Ce n'est clairement pas un public d'historiens. Éric Baratay, pourtant professeur à Lyon III et considéré comme un précurseur des études animales en France depuis les années 90 fait en effet preuve d'un laxisme méthodologique surprenant. On notera l'absence de bibliographie en fin d'ouvrage (passe encore) mais aussi une grande imprécision pour ce qui est de la justification de ses propos. L'auteur se dispense trop souvent de citer les études auxquelles il se réfère, remplaçant la rigueur scientifique par un discours méprisant qui affirme que certaines découvertes scientifiques, pourtant récentes ou sujettes à controverse, ne sont "plus à prouver". Cette même suffisance se retrouve dans ses critiques répétées de l'histoire sociale ou encore de l'histoire des représentations, alors même qu'il s'appuie tout au long de l'ouvrage sur des oeuvres littéraires du 19ème siècle ! On passera rapidement sur la récupération indécente et inexacte d'un vocabulaire militant issu d'autres luttes (les animaux, des "prolétaires" qu'est-ce qu'il ne faut pas lire de ses propres yeux), un travers hélas un peu trop répandu dans le mouvement de défense des animaux (je ne vais pas disserter sur la veggie "pride" mais ce n'est pas l'envie qui m'en manque). En effet ce livre s'inscrit dans une démarche clairement militante, ce qui en soi n'est pas un défaut : il y a toujours une part de subjectivité dans chaque étude historique, et ici cette subjectivité a au moins l'avantage d'être assumée. Le problème selon moi c'est que la proposition historiographique de Baratay présuppose l'acceptation par le lecteur d'un certain nombre de concepts (abandon de la dualité homme animal etc.) que l'auteur ne défend pas avec brio. Baratay semble penser que parce qu'il peut remonter à l'origine d'un courant de pensée, alors ce dernier est forcément faux, comme si toutes les idées ne venaient pas forcément de quelque part.
Pour ma part j'ai trouvé la démonstration des concepts qui sous-tendent tout son bouquin insuffisante, ce qui m'empêche d'apprécier la proposition historiographique qui est la sienne. Le ton relativement méprisant de l'auteur à l'égard de ceux qui ne maitriseraient pas le jargon de la défense des droits des animaux laisse penser que ce livre est d'abord destiné à ceux qui sont impliqués dans la cause animale et pour qui tout cela coule de source. Il y a fort à parier qu'éthologues et zoologues trouveraient ce produit hybrique de leur discipline et de l'histoire trop littéraire et imprécis sur le plan scientifique, d'autant que Baratay ne fait que reprendre leurs travaux, comme il reprend les études historiques déjà écrites pour effectuer une espèce de collage à la pertinence incertaine. S'il est intéressant de réfléchir au cloisonnement entre les sciences de la vie et les sciences humaines, l'apport de Baratay est nul en ce qui concerne l'une comme l'autre de ces disciplines : il n'effectue lui-même aucune recherche, ne cite aucune archive et se contente de reprendre le travail des autres, et ce dans des domaines déjà vus et revus ( la corrida, les animaux dans la guerre)
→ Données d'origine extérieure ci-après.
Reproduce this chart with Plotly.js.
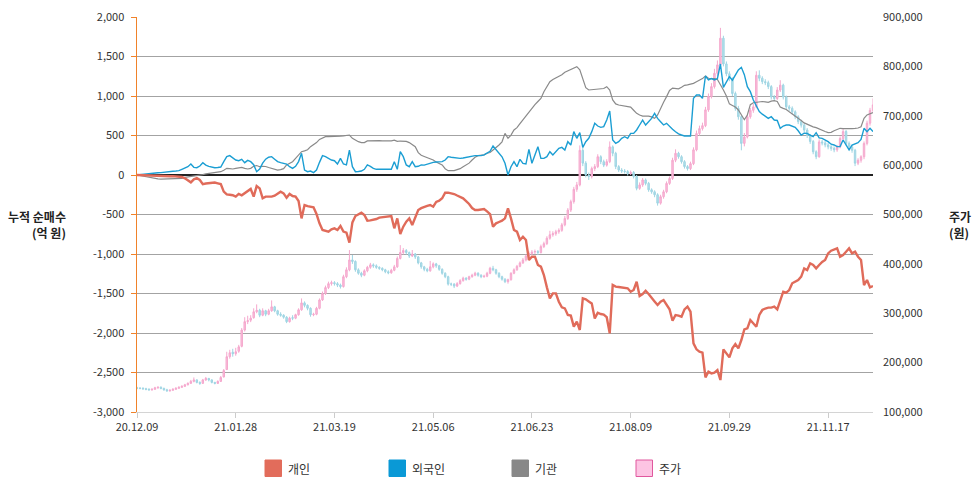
<!DOCTYPE html>
<html><head><meta charset="utf-8">
<script src="https://cdn.plot.ly/plotly-3.0.1.min.js"></script>
<style>html,body{margin:0;padding:0;background:#fff;}#chart{width:979px;height:488px;}</style>
</head><body><div id="chart"></div>
<script>
// ---- data ----
const startDate = '2020-12-09';
const marketHolidays = ['2020-12-25','2020-12-31','2021-01-01','2021-02-11','2021-02-12','2021-03-01','2021-05-05','2021-05-19','2021-08-16','2021-09-20','2021-09-21','2021-09-22','2021-10-04','2021-10-11'];
const xTickLabels = ['20.12.09','21.01.28','21.03.19','21.05.06','21.06.23','21.08.09','21.09.29','21.11.17'];
const leftTickVals = [-3000,-2500,-2000,-1500,-1000,-500,0,500,1000,1500,2000];
const leftTickText = ['-3,000','-2,500','-2,000','-1,500','-1,000','-500','0','500','1,000','1,500','2,000'];
const seriesNames = ['개인','외국인','기관','주가'];
const leftTitle = '누적 순매수<br>(억 원)';
const rightTitle = '주가<br>(원)';

// 누적 순매수 (억 원)
const individual = [
0,-2,-3,-5,-4,-6,-8,-7,-9,-10,
-12,-15,-14,-18,-20,-25,-42,-70,-93,-55,
-40,-63,-115,-108,-102,-98,-95,-105,-115,-211,
-245,-250,-256,-274,-240,-257,-230,-211,-177,-274,
-140,-169,-295,-274,-276,-274,-262,-240,-211,-232,
-287,-240,-266,-274,-330,-549,-380,-395,-401,-409,
-494,-612,-696,-710,-717,-688,-675,-696,-646,-717,
-730,-857,-600,-520,-494,-477,-506,-578,-575,-570,
-557,-540,-536,-528,-525,-519,-675,-549,-747,-654,
-590,-549,-633,-528,-443,-420,-401,-390,-380,-401,
-340,-325,-295,-224,-224,-232,-241,-260,-274,-295,
-330,-367,-418,-443,-443,-436,-430,-460,-494,-654,
-612,-595,-578,-549,-422,-549,-696,-717,-823,-781,
-823,-1076,-1034,-1034,-1139,-1160,-1266,-1422,-1561,-1498,
-1498,-1604,-1675,-1688,-1772,-1780,-1920,-1857,-1962,-1561,
-1574,-1600,-1625,-1815,-1743,-1760,-1766,-1800,-2004,-1392,
-1413,-1418,-1422,-1434,-1434,-1477,-1456,-1351,-1532,-1507,
-1465,-1507,-1561,-1600,-1646,-1604,-1583,-1646,-1700,-1844,
-1772,-1780,-1794,-1701,-1667,-1730,-2131,-2207,-2237,-2249,
-2562,-2490,-2511,-2502,-2469,-2595,-2207,-2258,-2308,-2194,
-2140,-2194,-2089,-1954,-1941,-1836,-1878,-1920,-1772,-1709,
-1690,-1679,-1679,-1667,-1701,-1582,-1477,-1490,-1456,-1371,
-1350,-1329,-1287,-1182,-1203,-1118,-1139,-1182,-1139,-1100,
-1076,-992,-958,-941,-928,-1034,-1013,-971,-928,-992,
-971,-1034,-1076,-1393,-1329,-1422,-1405];

const foreign = [
0,5,8,12,15,21,25,28,30,35,
42,50,48,50,55,72,85,105,139,97,
92,114,156,125,110,97,92,95,101,169,
232,245,215,190,181,198,156,185,169,130,
42,75,150,200,225,232,200,169,156,150,
139,105,84,110,170,274,63,42,50,30,
63,160,245,232,211,190,181,139,211,139,
127,316,105,42,45,50,72,127,110,84,
72,72,72,75,72,72,169,72,295,232,
127,105,169,105,110,127,125,139,145,160,
165,169,169,190,232,225,220,215,211,215,
225,232,240,245,245,245,255,274,300,367,
317,280,230,148,0,105,169,105,198,148,
139,325,148,253,359,211,211,232,295,253,
300,338,350,317,422,380,549,464,537,350,
422,464,549,654,620,603,612,696,810,443,
401,422,464,485,464,527,527,570,633,696,
633,680,717,780,717,675,633,654,612,580,
548,520,506,494,494,494,971,1013,1013,970,
1253,1203,1220,1203,1220,1405,1110,1170,1245,1200,
1270,1330,1363,1270,1118,1055,950,880,802,770,
738,717,738,696,690,591,620,633,633,620,
604,560,506,530,527,506,485,536,470,464,
443,422,390,380,359,359,443,380,317,380,
400,410,450,591,549,591,549];

const institution = [
0,-8,-15,-21,-30,-40,-42,-48,-51,-50,
-48,-46,-44,-42,-42,-42,-30,-25,-15,-10,
-8,-5,5,15,21,25,28,35,42,60,
84,80,76,84,90,97,84,76,84,110,
120,105,110,108,95,84,70,63,68,80,
127,150,169,210,250,295,305,320,359,385,
410,450,470,485,485,485,485,490,492,495,
500,506,464,440,422,410,410,432,435,435,
435,435,432,430,432,432,440,425,430,432,
425,410,380,359,283,250,235,220,215,190,
165,150,127,80,55,55,55,68,80,105,
125,150,190,225,245,250,255,275,285,317,
345,380,420,527,464,506,570,600,650,700,
740,800,840,890,930,970,1055,1120,1181,1210,
1230,1245,1270,1300,1320,1338,1350,1371,1330,1220,
1105,1076,1080,1085,1090,1090,1095,1118,1075,950,
900,886,880,878,870,860,820,781,760,745,
745,745,735,717,760,850,920,992,1070,1100,
1095,1090,1110,1135,1140,1150,1160,1180,1200,1220,
1253,1225,1220,1220,1210,1150,1076,1000,900,880,
860,823,760,700,760,890,915,920,925,930,
925,920,935,941,930,860,844,830,800,775,
750,720,690,660,640,625,610,600,580,565,
550,536,540,560,580,591,588,586,586,588,
590,595,610,718,760,775,789];

// 주가 (천 원)
const priceOpenK = [
149,148,148,147,146,145,146,149,150,148,
145,143,144,146,148,150,152,155,158,162,
165,160,158,165,168,165,160,158,162,171,
186,212,221,218,223,233,266,283,286,291,
303,306,296,305,298,305,313,305,298,296,
292,283,291,290,297,307,321,316,310,297,
298,310,327,340,352,360,362,360,357,354,
374,388,408,405,388,381,377,386,393,398,
396,393,391,388,384,382,387,394,411,423,
427,423,416,420,414,402,394,389,386,394,
400,396,389,381,374,359,359,355,360,366,
371,369,374,377,381,377,374,375,381,391,
388,381,374,369,364,368,381,388,395,402,
408,416,421,424,425,423,435,441,452,459,
461,465,468,479,492,509,526,551,560,630,
604,580,577,593,597,617,607,600,607,637,
624,597,590,588,587,583,585,577,553,560,
570,563,550,546,540,523,536,546,563,573,
610,624,617,607,597,593,603,631,664,674,
680,712,739,759,786,803,857,805,785,775,
745,715,698,644,657,698,711,718,782,776,
769,767,759,738,735,752,762,738,718,715,
708,698,688,681,671,660,648,627,617,647,
645,641,637,634,631,637,654,668,644,637,
630,604,610,617,644,685,711];

const priceHighK = [
151,150,150,149,148,148,151,152,152,149,
147,146,148,150,152,154,157,160,165,170,
166,162,167,171,169,166,161,164,173,187,
222,226,228,230,236,270,292,295,296,310,
318,309,310,307,309,326,315,307,302,298,
294,293,296,299,310,330,324,318,312,301,
313,330,344,356,364,366,365,363,360,378,
393,428,418,407,391,384,389,396,402,401,
399,395,393,390,387,390,398,415,438,432,
430,425,428,422,416,404,396,392,406,403,
402,398,391,383,376,362,361,363,369,374,
373,376,380,384,383,379,378,384,394,396,
390,383,376,371,370,383,391,398,405,412,
419,425,428,429,428,439,445,456,467,466,
469,472,483,497,513,530,556,566,640,636,
608,585,597,602,622,620,611,612,648,640,
627,600,594,592,590,589,588,580,565,574,
573,566,553,549,543,540,550,567,577,615,
632,627,620,610,600,607,636,670,680,686,
718,745,766,795,812,878,862,810,790,778,
749,720,701,665,703,716,724,790,792,780,
774,771,762,742,758,772,765,741,722,719,
711,701,692,685,675,663,651,630,652,651,
649,645,641,638,641,658,675,671,648,641,
633,614,620,648,690,716,735];

const priceLowK = [
146,146,145,144,143,143,145,147,146,143,
141,141,143,145,147,149,151,154,157,160,
158,155,157,163,162,158,156,157,161,170,
185,208,212,214,220,231,263,278,282,289,
300,292,294,294,296,303,302,295,293,289,
280,281,286,288,295,305,312,306,293,294,
296,308,325,337,349,356,356,353,350,352,
371,385,400,384,378,373,375,383,390,392,
390,388,385,381,379,380,385,392,409,419,
419,412,414,410,399,390,385,383,384,391,
392,386,378,371,356,355,351,353,358,364,
366,367,372,375,374,371,372,373,379,385,
378,371,366,361,360,366,379,386,393,400,
405,413,418,420,418,421,432,438,449,455,
457,461,465,476,489,505,522,546,557,598,
575,570,573,588,594,602,596,597,604,618,
592,586,584,583,579,580,573,549,550,556,
559,546,542,535,518,520,532,543,560,570,
606,613,603,593,589,590,600,628,660,670,
677,708,735,755,780,798,800,780,770,740,
710,692,630,638,654,694,706,715,770,764,
762,754,733,730,732,748,733,713,710,703,
693,683,676,666,655,643,622,612,615,640,
636,632,629,626,627,634,650,640,632,625,
598,600,605,612,640,680,706];

const priceCloseK = [
148,148,147,146,145,146,149,150,148,145,
143,144,146,148,150,152,155,158,162,165,
160,158,165,168,165,160,158,162,170,184,
212,220,218,222,232,266,283,285,290,303,
306,296,305,298,305,313,305,298,296,292,
283,290,290,297,307,321,316,310,297,298,
310,327,340,352,360,362,360,357,354,374,
388,408,405,388,381,377,386,393,398,396,
393,391,388,384,382,387,394,411,423,427,
423,416,420,414,402,394,389,386,394,400,
396,389,381,374,359,359,355,360,366,371,
369,374,377,381,377,374,375,381,391,388,
381,374,369,364,368,381,388,395,402,408,
416,421,424,425,423,435,441,452,459,461,
465,468,479,492,509,526,551,560,630,604,
580,577,593,597,617,607,600,607,637,624,
597,590,588,587,583,585,577,553,560,570,
563,550,546,540,523,536,546,563,573,610,
624,617,607,597,593,603,631,664,674,680,
712,739,759,786,803,857,805,785,775,745,
715,698,644,657,698,711,718,782,776,769,
767,759,738,735,752,762,738,718,715,708,
698,688,681,671,660,648,627,617,647,645,
641,637,634,631,637,654,668,644,637,630,
604,610,617,644,685,711,722];

// ---- trading calendar (KRX business days) ----
function tradingDays(start, holidays, n) {
  const out = [];
  const d = new Date(start + 'T00:00:00Z');
  const hol = new Set(holidays);
  while (out.length < n) {
    const iso = d.toISOString().slice(0, 10);
    const wd = d.getUTCDay();
    if (wd !== 0 && wd !== 6 && !hol.has(iso)) {
      out.push(iso.slice(2, 4) + '.' + iso.slice(5, 7) + '.' + iso.slice(8, 10));
    }
    d.setUTCDate(d.getUTCDate() + 1);
  }
  return out;
}
const dates = tradingDays(startDate, marketHolidays, priceCloseK.length);
const toWon = a => a.map(v => v * 1000);

// ---- layout helpers (pixel -> paper) ----
const L = 137, R = 873, T = 17, B = 412;
const px = x => (x - L) / (R - L);
const py = y => (B - y) / (B - T);

const colors = { ind: '#e06b5a', frg: '#1b9ed3', ins: '#8a8a8a' };
const FONT = 'Noto Sans CJK KR, Noto Sans, sans-serif';

const traces = [
  {
    type: 'candlestick', name: seriesNames[3], x: dates,
    open: toWon(priceOpenK), high: toWon(priceHighK), low: toWon(priceLowK), close: toWon(priceCloseK),
    xaxis: 'x', yaxis: 'y', whiskerwidth: 0,
    increasing: { line: { color: '#f5a8cd', width: 1 }, fillcolor: '#f9c0dc' },
    decreasing: { line: { color: '#9fd5e3', width: 1 }, fillcolor: '#b5e1ec' },
    hoverinfo: 'skip'
  },
  { type: 'scatter', mode: 'lines', name: seriesNames[2], x: dates, y: institution, xaxis: 'x', yaxis: 'y2', line: { color: colors.ins, width: 1.2 }, hoverinfo: 'skip' },
  { type: 'scatter', mode: 'lines', name: seriesNames[1], x: dates, y: foreign, xaxis: 'x', yaxis: 'y2', line: { color: colors.frg, width: 1.4 }, hoverinfo: 'skip' },
  { type: 'scatter', mode: 'lines', name: seriesNames[0], x: dates, y: individual, xaxis: 'x', yaxis: 'y2', line: { color: colors.ind, width: 2.4 }, hoverinfo: 'skip' }
];

const legendItems = [
  { name: seriesNames[0], x0: 265, fill: '#e26c5b', line: '#e26c5b' },
  { name: seriesNames[1], x0: 389, fill: '#0a99d6', line: '#0a99d6' },
  { name: seriesNames[2], x0: 512, fill: '#888888', line: '#888888' },
  { name: seriesNames[3], x0: 636, fill: '#fdc4e3', line: '#e0589e' }
];
const shapes = legendItems.map(it => ({
  type: 'rect', xref: 'paper', yref: 'paper',
  x0: px(it.x0), x1: px(it.x0 + 16.5), y0: py(476.5), y1: py(460),
  fillcolor: it.fill, line: { color: it.line, width: 1 }
}));
const annotations = legendItems.map(it => ({
  xref: 'paper', yref: 'paper', x: px(it.x0 + 21), y: py(468.5),
  xanchor: 'left', yanchor: 'middle', showarrow: false,
  text: it.name, font: { family: FONT, size: 12, color: '#333' }
}));
annotations.push(
  { xref: 'paper', yref: 'paper', x: px(68), y: py(224), xanchor: 'right', yanchor: 'middle', align: 'right', showarrow: false,
    text: '<b>' + leftTitle.replace('<br>', '</b><br><b>') + '</b>', font: { family: FONT, size: 12, color: '#222' } },
  { xref: 'paper', yref: 'paper', x: px(947), y: py(224), xanchor: 'left', yanchor: 'middle', align: 'left', showarrow: false,
    text: '<b>' + rightTitle.replace('<br>', '</b><br><b>') + '</b>', font: { family: FONT, size: 12, color: '#222' } }
);

const layout = {
  width: 979, height: 488,
  margin: { l: L, r: 979 - R, t: T, b: 488 - B, pad: 0 },
  paper_bgcolor: '#ffffff', plot_bgcolor: '#ffffff',
  showlegend: false,
  font: { family: FONT, size: 11, color: '#333' },
  xaxis: {
    type: 'category', range: [0, dates.length - 1],
    tickmode: 'array', tickvals: xTickLabels, ticktext: xTickLabels,
    showline: true, linecolor: '#d4d4d4', linewidth: 1,
    ticks: 'outside', ticklen: 5, tickcolor: '#cccccc',
    showgrid: false, zeroline: false,
    rangeslider: { visible: false },
    tickfont: { family: FONT, size: 11, color: '#333' }
  },
  yaxis: {
    side: 'right', range: [100000, 900000], dtick: 100000, tickformat: ',d',
    showgrid: false, zeroline: false, showline: false,
    ticks: '', ticklabelstandoff: 9,
    tickfont: { family: FONT, size: 11, color: '#333' }
  },
  yaxis2: {
    overlaying: 'y', side: 'left', anchor: 'x',
    range: [-3000, 2000], tickmode: 'array', tickvals: leftTickVals, ticktext: leftTickText,
    showgrid: true, gridcolor: '#a3a3a3', gridwidth: 1,
    zeroline: true, zerolinecolor: '#222222', zerolinewidth: 1.3,
    showline: true, linecolor: '#f0822a', linewidth: 1.5,
    ticks: 'outside', ticklen: 5, tickcolor: '#f0822a', tickwidth: 1,
    ticklabelstandoff: 4,
    tickfont: { family: FONT, size: 11, color: '#333' }
  },
  shapes: shapes,
  annotations: annotations
};

Plotly.newPlot('chart', traces, layout, { displayModeBar: false, staticPlot: true });
</script>
</body></html>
Ainsi il me semble que ce livre prêche d'abord aux convertis et surfe sur la vague actuelle du véganisme (mouvement que je ne remets pas en cause par ailleurs) pour faire des ventes. La proposition historiographique de l'histoire du point de vue animal se réduit ici à un exercice de style un peu vain, à portée plus idéologique et même égotique qu'autre chose.